I've seen a square one on TV, but never a Moebian
>
> It soon becomes clear that Mason and Dixon will not be allowed
> to see the site of the massacre and they retire to their rooms to spend
> a restless night. Mason contemplates the reasons for the european need
> to explore and classify everything in the new world. He posits that
> people are looking for the realization of mythical kingdoms, such as the
> garden of eden or the fountain of youth. He mentions Prester John,
> which was a medieval legendary ruler of a lost Christian kingdom in the
> orient.
Mason is next to speak after the paragraph that begins, "Does Britannia, when she sleeps, dream?"

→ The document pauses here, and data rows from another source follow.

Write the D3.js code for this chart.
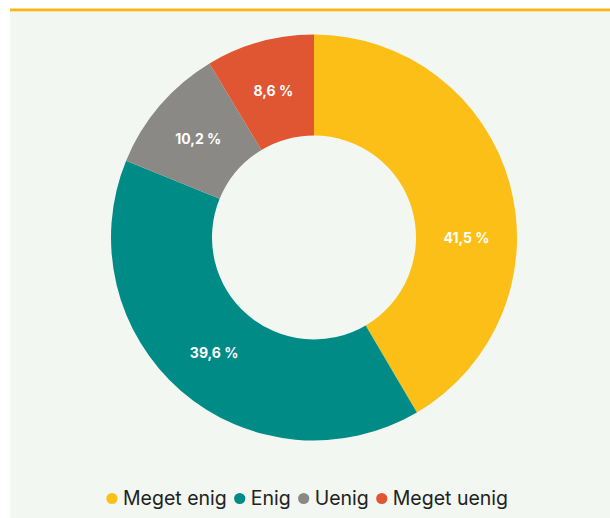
<!DOCTYPE html>
<html>
<head>
<meta charset="utf-8">
<script src="https://cdn.jsdelivr.net/npm/d3@7"></script>
<style>
  html, body { margin: 0; padding: 0; background: #ffffff; }
  svg { display: block; }
</style>
</head>
<body>
<svg id="chart" width="610" height="518"></svg>
<script>
const categories = ["Meget enig", "Enig", "Uenig", "Meget uenig"];
const values = [41.5, 39.6, 10.2, 8.6];
const labels = ["41,5 %", "39,6 %", "10,2 %", "8,6 %"];
const colors = ["#fbbf17", "#008b87", "#8b8985", "#e05532"];

const W = 610, H = 518;
const svg = d3.select("#chart");

// panel background + top rule
svg.append("rect").attr("x", 10).attr("y", 10).attr("width", W - 10).attr("height", H - 10).attr("fill", "#f3f7f1");
svg.append("rect").attr("x", 10).attr("y", 8.5).attr("width", W - 10).attr("height", 2.8).attr("fill", "#fbb615");

const cx = 314, cy = 237.5, outerR = 203, innerR = 102;
const g = svg.append("g").attr("transform", `translate(${cx},${cy})`);

const pie = d3.pie().sort(null).value(d => d);
const arcs = pie(values);
const arc = d3.arc().innerRadius(innerR).outerRadius(outerR);

g.selectAll("path.slice").data(arcs).join("path")
  .attr("class", "slice")
  .attr("d", arc)
  .attr("fill", (d, i) => colors[i]);

const labelR = (innerR + outerR) / 2;
g.selectAll("text.lbl").data(arcs).join("text")
  .attr("class", "lbl")
  .attr("x", d => {
    const a = Math.max((d.startAngle + d.endAngle) / 2, Math.PI / 2);
    return Math.sin(a) * labelR;
  })
  .attr("y", d => {
    const a = Math.max((d.startAngle + d.endAngle) / 2, Math.PI / 2);
    return -Math.cos(a) * labelR;
  })
  .attr("text-anchor", "middle")
  .attr("dominant-baseline", "central")
  .attr("fill", "#ffffff")
  .attr("font-family", "Inter, Roboto, sans-serif")
  .attr("font-weight", 700)
  .attr("font-size", 14)
  .text((d, i) => labels[i]);

// legend
const legend = svg.append("g");
const items = [];
let x = 0;
categories.forEach((c, i) => {
  const it = legend.append("g");
  it.append("circle").attr("cx", x + 6).attr("cy", -6.5).attr("r", 5.6).attr("fill", colors[i]);
  const t = it.append("text").attr("x", x + 17).attr("y", 0)
    .attr("font-family", "Inter, Roboto, sans-serif")
    .attr("font-size", 19.5)
    .attr("fill", "#222222")
    .text(c);
  const w = t.node().getComputedTextLength();
  x += 17 + w + 7;
});
const total = x - 7;
legend.attr("transform", `translate(${307 - total / 2},505)`);
</script>
</body>
</html>
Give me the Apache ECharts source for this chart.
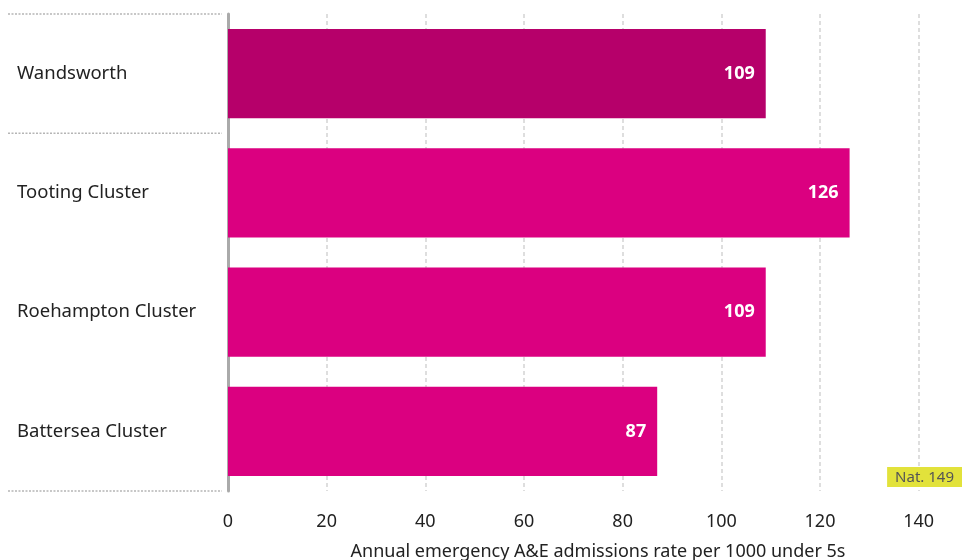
<!DOCTYPE html>
<html><head><meta charset="utf-8">
<script src="https://cdn.jsdelivr.net/npm/echarts@6/dist/echarts.min.js"></script>
<style>html,body{margin:0;padding:0;background:#fff}#c{width:962px;height:560px}</style>
</head><body><div id="c"></div>
<script>
const categories = ['Wandsworth', 'Tooting Cluster', 'Roehampton Cluster', 'Battersea Cluster'];
const values = [109, 126, 109, 87];
const barColors = ['#b6006a', '#db0080', '#db0080', '#db0080'];
const xTicks = [0, 20, 40, 60, 80, 100, 120, 140];
const natValue = 149;
const axisName = 'Annual emergency A&E admissions rate per 1000 under 5s';
const FONT = 'Noto Sans';

const chart = echarts.init(document.getElementById('c'), null, {renderer: 'canvas'});
chart.setOption({
  animation: false,
  textStyle: {fontFamily: FONT},
  grid: {left: 228, top: 14, bottom: 69, width: 740, outerBoundsMode: 'none', containLabel: false},
  xAxis: {
    type: 'value', min: 0, max: 150, interval: 20,
    axisLine: {show: false}, axisTick: {show: false},
    axisLabel: {color: '#222', fontSize: 18, margin: 22, fontFamily: FONT,
      formatter: v => xTicks.includes(v) ? String(v) : ''},
    splitLine: {show: true, lineStyle: {color: '#d4d4d4', width: 1.5, type: [4, 3]}},
    name: axisName, nameLocation: 'middle', nameGap: 52,
    nameTextStyle: {color: '#222', fontSize: 18, fontFamily: FONT}
  },
  yAxis: {
    type: 'category', data: categories, inverse: true,
    axisLine: {show: true, lineStyle: {color: '#aaa', width: 3}},
    axisTick: {show: false},
    axisLabel: {align: 'left', margin: 211, color: '#222', fontSize: 18.5, fontFamily: FONT,
      padding: [4, 0, 0, 0]},
    splitLine: {show: false}
  },
  series: [{
    type: 'bar',
    data: values.map((v, i) => ({value: v, itemStyle: {color: barColors[i]}})),
    barWidth: '75%',
    label: {show: true, position: 'insideRight', distance: 11, color: '#fff',
      fontWeight: 'bold', fontSize: 18, fontFamily: FONT}
  }]
});

const rect = chart.getModel().getComponent('grid').coordinateSystem.getRect();
const band = rect.height / categories.length;
const sepY = [rect.y, rect.y + band, rect.y + rect.height];
chart.setOption({
  graphic: sepY.map(y => ({
    type: 'line', shape: {x1: 8, y1: y, x2: rect.x - 6, y2: y},
    style: {stroke: '#b5b5b5', lineWidth: 1.5, lineDash: [2, 1.5]}
  })).concat([{
    type: 'text', right: 0, top: rect.y + rect.height - 24, z: 10,
    style: {text: 'Nat. ' + natValue, fill: '#555', fontSize: 15, fontFamily: FONT,
      backgroundColor: '#e2e23b', padding: [3, 8, 2, 8]}
  }])
});
</script></body></html>
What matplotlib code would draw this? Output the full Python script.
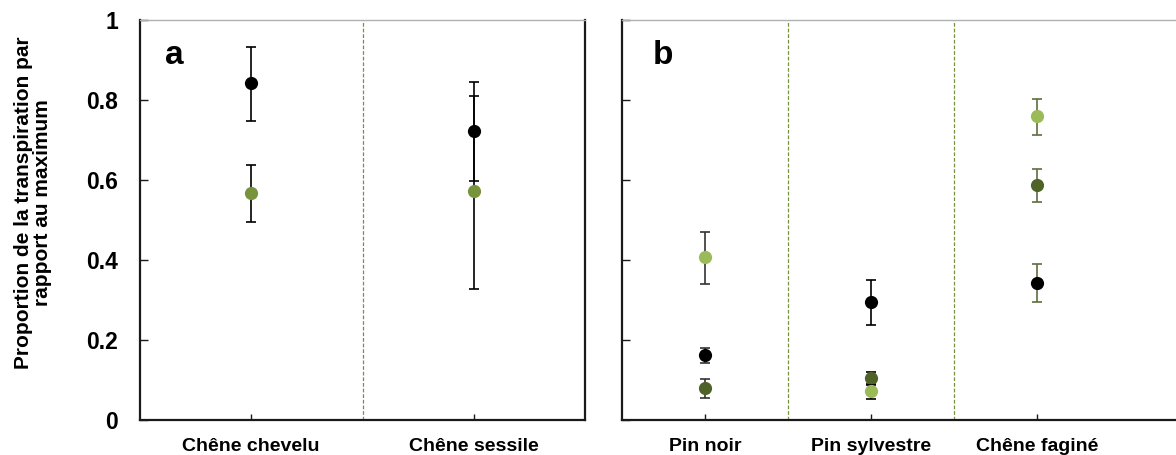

But I was inclined to partly attribute the paragraph to Dixon, Wicks and ethereal Narrator, too; or since it drills down to a primary theme - things lost and gained in surveying, mapping, the world - maybe even to a more than usually immanent auctorial Presence. (but also reminiscent of Eliot's idea that the end of all our journeying is to know the world for the 1st time, and be nudged - a bit unwillingly? - towards faith as Mason is in his musings in the next paragraph)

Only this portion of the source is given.